Sourcing Kitchen Equipment for a Bahrain Project
Because Bahrain’s documentation requirements and hot-climate refrigeration specs are non-negotiable rather than nice-to-haves, the paperwork and build quality both matter more than usual here. We prepare full export documentation — Certificate of Origin, CE test reports, packing lists formatted to what Bahraini clearing agents expect — as standard, spec T3/T4 high-ambient compressors by default on any refrigeration line heading to the Gulf, and back every order with a 2-year warranty and spare parts held in stock. Having supported similar Gulf hotel and restaurant projects across the region, we know which documentation gaps actually cause delays at the port and which don’t.

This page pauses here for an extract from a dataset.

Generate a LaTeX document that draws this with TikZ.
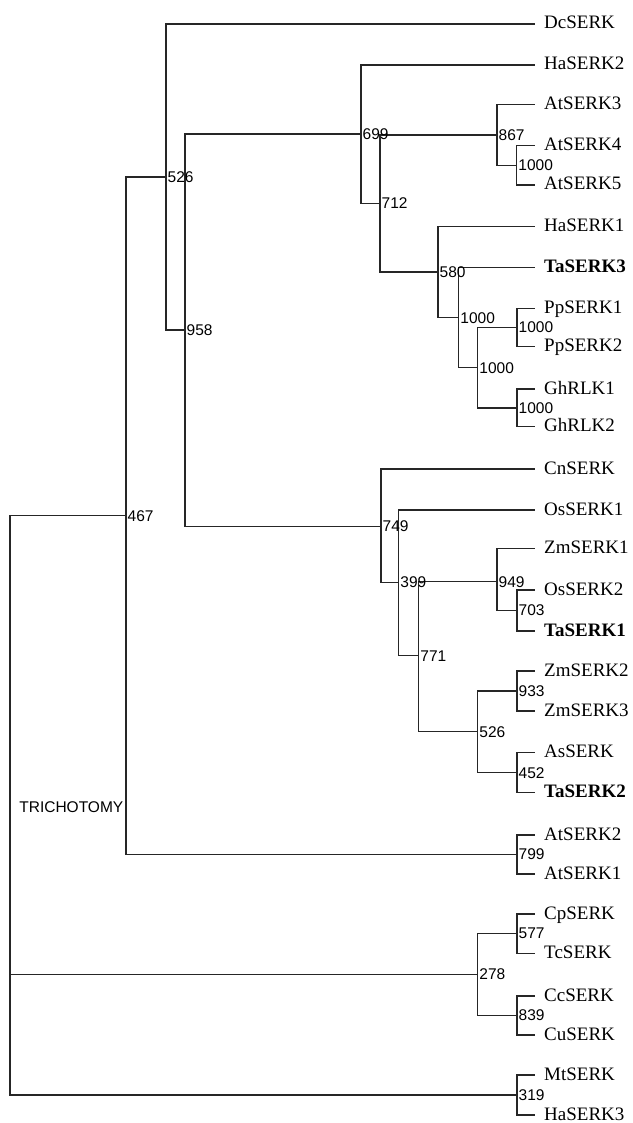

For a vetted starting point on suppliers, see our guide to the top commercial kitchen equipment manufacturers in China.
Frequently Asked Questions
What import duty and VAT apply to commercial kitchen equipment brought into Bahrain?
Commercial kitchen equipment generally falls under the GCC Common External Tariff of 5% of the CIF value, plus Bahrain’s standard VAT rate of 10% — notably double the 5% VAT rate charged in Qatar, the UAE and Oman, so it’s worth building into your landed-cost math early rather than assuming Gulf-wide parity.
Do I need BSMD certification to import kitchen equipment into Bahrain?
Regulated electrical and industrial products — which covers most commercial kitchen equipment — need a Certificate of Conformity issued or recognized through the Bahrain Standards and Metrology Directorate (BSMD) before customs will release the shipment. BSMD maintains an inspection office directly at Khalifa Bin Salman Port for this. Suppliers who can hand you CE test reports and a proper Certificate of Origin up front typically clear this step with far less delay.
What electrical standard does Bahrain use?
Bahrain runs on 230V single-phase / 400V three-phase at 50Hz, using the British-style Type G plug — the same core standard used across Qatar, the UAE, Oman and Kuwait, so equipment built for those markets generally transfers over with the right plug/cord fitment.
How long does shipping from China to Bahrain take?
Ocean freight from South China to Khalifa Bin Salman Port typically runs 18–25 days in transit, plus 5–10 days for customs and BSMD clearance when documentation is complete. Combined with 25–45 days of production, most orders land on-site within 10–14 weeks of confirming the order.
How much should I budget for a hotel or restaurant kitchen project in Bahrain?
FOB budgets typically run USD 20,000–45,000 for a cafe or small restaurant, USD 45,000–85,000 for a full-service restaurant, USD 90,000–190,000 for a 4–5 star hotel with multiple F&B outlets, and USD 120,000–250,000+ for a central or production kitchen — before freight, duty and VAT.